An attractively designed working model of the first Greek-designed lithium ion "smart" battery for households will be ready in February 2018, the co-founder and CEO of the Greek firm Intelen Inc told the Athens-Macedonian News Agency (ANA) radio station 'Praktorio 104.9 FM' on Wednesday. Talking to the radio station, Dr. Vasilis Nikolopoulos talked about the collaboration of two Greek firms currently working to develop the first model of a lithium ion 'smart' battery for commercial use, along the lines of those designed by Tesla in the US or Mercedes in Germany.
Nikolopoulos said his team is working with young Greek researchers at the Demokritos research centre, who have set up a specialised company and developed a new lithium ion electrode enriched with graphene, which has superior power storage behaviour. This technical innovation is combined with software to create a smart battery and this is where Intelen comes in, Nikolopoulos added.
"We are contributing the algorithms we have created, years ago now, in order to make and have ready, in the first third of 2018, a prototype battery that we will also test in Greece," he said.
The "smart" element of the battery, he noted, was managing the stored energy in ways that dovetail with each consumer's domestic consumption patterns and minimise energy costs. An attractively designed prototype that a domestic consumer could install at home should be ready in February, he said. Consumers could combine the battery with solar power panels, or cheaper off-peak power rates, to minimise their power consumption costs, he added.

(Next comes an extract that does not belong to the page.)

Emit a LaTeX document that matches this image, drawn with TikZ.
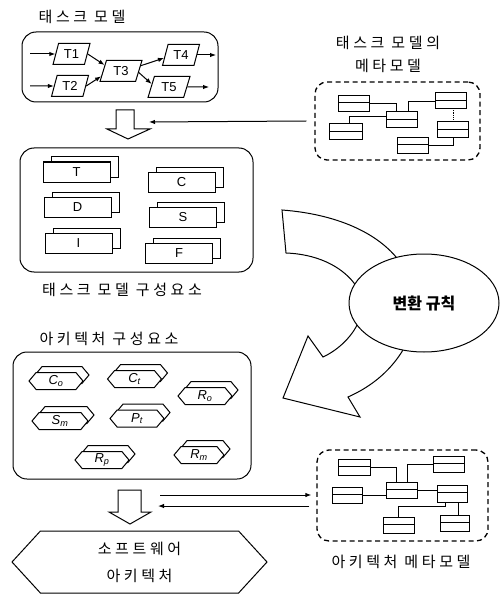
\documentclass[tikz,border=0pt]{standalone}
\usepackage{fontspec}
\setmainfont{Liberation Sans}
\newfontfamily\kr[LetterSpace=24]{Noto Sans CJK KR}
\newfontfamily\krb{Noto Sans CJK KR}
\usetikzlibrary{shapes.geometric,shapes.symbols,shadows,calc,arrows.meta}
\begin{document}
\begin{tikzpicture}[x=1pt,y=-1pt,line width=1pt,
  >={Latex[length=6pt,width=4.5pt]},
  lbl/.style={font=\kr\fontsize{15}{23}\selectfont, inner sep=0pt},
  rbox/.style={draw, rounded corners=14pt, inner sep=0pt},
  dbox/.style={draw, line width=1.3pt, dash pattern=on 5pt off 3.5pt, rounded corners=12pt, inner sep=0pt},
  task/.style={draw, trapezium, trapezium left angle=70, trapezium right angle=110,
    trapezium stretches=true, minimum width=37, minimum height=21, inner sep=0pt,
    font=\fontsize{13}{13}\selectfont},
  doc/.style={draw, fill=white, minimum width=67, minimum height=20, inner sep=0pt,
    font=\fontsize{13}{13}\selectfont,
    general shadow={shadow xshift=8pt, shadow yshift=5pt, draw, fill=white}},
  hexa/.style={draw, fill=white, signal, signal to=east and west, signal pointer angle=100,
    minimum width=54, minimum height=17, inner sep=0pt, font=\fontsize{13}{13}\selectfont\itshape,
    general shadow={shadow xshift=6pt, shadow yshift=6pt, draw, fill=white}},
  cls/.style={draw, fill=white, minimum width=31, minimum height=16, inner sep=0pt,
    path picture={\draw[line width=0.8pt] ($(path picture bounding box.north west)!0.45!(path picture bounding box.south west)$) -- ($(path picture bounding box.north east)!0.45!(path picture bounding box.south east)$);}},
  link/.style={line width=0.8pt}
]
\useasboundingbox (0,0) rectangle (500,596);

% ---- task model
\node[lbl] (tmtitle) at (82,17) {태스크 모델};
\node[rbox, minimum width=196, minimum height=70] (tm) at (120,67) {};
\node[task] (T1) at (71.5,54) {T1};
\node[task] (T2) at (70,86) {T2};
\node[task, minimum width=42] (T3) at (121,71) {T3};
\node[task] (T4) at (181,55) {T4};
\node[task, minimum width=42] (T5) at (169,87) {T5};
\coordinate (i1) at (30,54);
\coordinate (i2) at (30,86);
\coordinate (o1) at (216,55);
\coordinate (o2) at (209,87);
\draw[->] (i1) -- (T1.west);
\draw[->] (i2) -- (T2.west);
\draw[->] (T1.east) -- (T3.160);
\draw[->] (T2.east) -- (T3.195);
\draw[->] (T3.15) -- (T4.190);
\draw[->] (T3.-5) -- (T5.170);
\draw[->] (T4.east) -- (o1);
\draw[->] (T5.east) -- (o2);

% hollow arrow 1
\draw (116,110) -- (134,110) -- (134,129) -- (150,129) -- (128,139) -- (107,129) -- (116,129) -- cycle;
\coordinate (ha1) at (149,122);

% ---- task metamodel
\node[lbl, align=center] (mmtitle) at (388,54) {태스크 모델의\\메타모델};
\node[dbox, minimum width=165, minimum height=78] (mm1) at (397.5,121) {};
\node[cls] (a1) at (353.5,103.5) {};
\node[cls, minimum width=33] (a2) at (345.5,132) {};
\node[cls] (a3) at (401.5,120) {};
\node[cls] (a4) at (450.5,101) {};
\node[cls] (a5) at (453,130) {};
\node[cls] (a6) at (412.5,145.5) {};
\draw[link] (a1.east) -| ([xshift=-5.5pt]a3.north);
\draw[link] ([xshift=6.5pt]a3.north) |- (a4.west);
\draw[link] ([xshift=3.5pt]a2.north) |- ([yshift=4pt]a3.west);
\draw[link, densely dotted] (a5.north) -- (a5.north |- a4.south);
\draw[link] (a6.east) -| (a5.south);
\draw[->] ([xshift=-8pt]mm1.west) -- (ha1);

% ---- task model components
\node[rbox, minimum width=233, minimum height=124] (tc) at (136.5,210) {};
\node[doc] (dT) at (76.5,172) {T};
\node[doc] (dD) at (77.5,207) {D};
\node[doc] (dI) at (78.5,243) {I};
\node[doc] (dC) at (181.5,182.5) {C};
\node[doc] (dS) at (183,217.5) {S};
\node[doc] (dF) at (179,253) {F};
\node[lbl] (tctitle) at (122,290) {태스크 모델 구성요소};

% ---- transformation arrow
\draw[fill=white] (282,210) .. controls (335,214) and (378,232) .. (400,262)
  .. controls (420,290) and (418,330) .. (403,350)
  .. controls (392,368) and (375,385) .. (348,397)
  -- (360,417) -- (283,398) -- (308,336) -- (323,357)
  .. controls (338,350) and (350,338) .. (356,327)
  .. controls (365,310) and (362,295) .. (354,283)
  .. controls (340,265) and (315,254) .. (286,253) -- cycle;
\node[draw, fill=white, ellipse, minimum width=150, minimum height=98, inner sep=0pt,
  font=\krb\bfseries\fontsize{16}{16}\selectfont] (rule) at (424,303) {변환 규칙};

% ---- architecture components
\node[lbl] (actitle) at (109,339) {아키텍처 구성요소};
\node[rbox, minimum width=238, minimum height=127] (ac) at (132,415.5) {};
\node[hexa] (hCo) at (56,381) {C\textsubscript{o}};
\node[hexa] (hCt) at (134.5,379) {C\textsubscript{t}};
\node[hexa] (hRo) at (205,396) {R\textsubscript{o}};
\node[hexa, minimum width=56] (hSm) at (60,421) {S\textsubscript{m}};
\node[hexa] (hPt) at (137,418.5) {P\textsubscript{t}};
\node[hexa] (hRp) at (102,460) {R\textsubscript{p}};
\node[hexa, minimum width=50] (hRm) at (199,455) {R\textsubscript{m}};

% hollow arrow 2
\draw (118,490) -- (141,490) -- (141,512) -- (151,512) -- (130,524) -- (109,512) -- (118,512) -- cycle;
\coordinate (da1) at (160,495);
\coordinate (da2) at (158,506);

% ---- architecture metamodel
\node[dbox, minimum width=171, minimum height=91] (mm2) at (402.5,495.5) {};
\node[cls, minimum width=32] (b1) at (354,467) {};
\node[cls, minimum width=30] (b2) at (347,495.5) {};
\node[cls] (b3) at (401.5,490) {};
\node[cls] (b4) at (448.5,464) {};
\node[cls, minimum width=30, minimum height=17] (b5) at (452,493.5) {};
\node[cls] (b6) at (398.5,525) {};
\node[cls, minimum width=29] (b7) at (454.5,523) {};
\draw[link] (b1.east) -| ([xshift=-5.5pt]b3.north);
\draw[link] ([xshift=5.5pt]b3.north) |- (b4.west);
\draw[link] (b2.east) -- (b2.east -| b3.west);
\draw[link] (b3.east) -- (b3.east -| b5.west);
\draw[link] (b6.north) -- ++(0,-10) -| ([xshift=-7pt]b5.south);
\draw[link] ([xshift=6pt]b5.south) -- ([xshift=6pt]b5.south |- b7.north);
\draw[->, shorten >=5pt] (da1) -- (da1 -| mm2.west);
\draw[->, shorten <=7pt] (da2 -| mm2.west) -- (da2);
\node[lbl] (amtitle) at (401,562) {아키텍처 메타모델};

% ---- software architecture
\node[draw, signal, signal to=east and west, signal pointer angle=95,
  minimum width=255, minimum height=62, inner sep=0pt, align=center,
  font=\kr\fontsize{15}{27}\selectfont] (sw) at (139.5,562) {소프트웨어\\아키텍처};
\end{tikzpicture}
\end{document}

For the time being, the cost of the lithium ion batteries remains high, Nikolopoulos pointed out, meaning that some sort of incentive or subsidy was needed to make the investment economically viable for households. He noted that new laws and European directives after 2018 will introduce fluctuating power prices to Greece, with the cost of power varying throughout the day. A smart battery would allow households to store up energy when prices were low and then used the stored power when prices are high.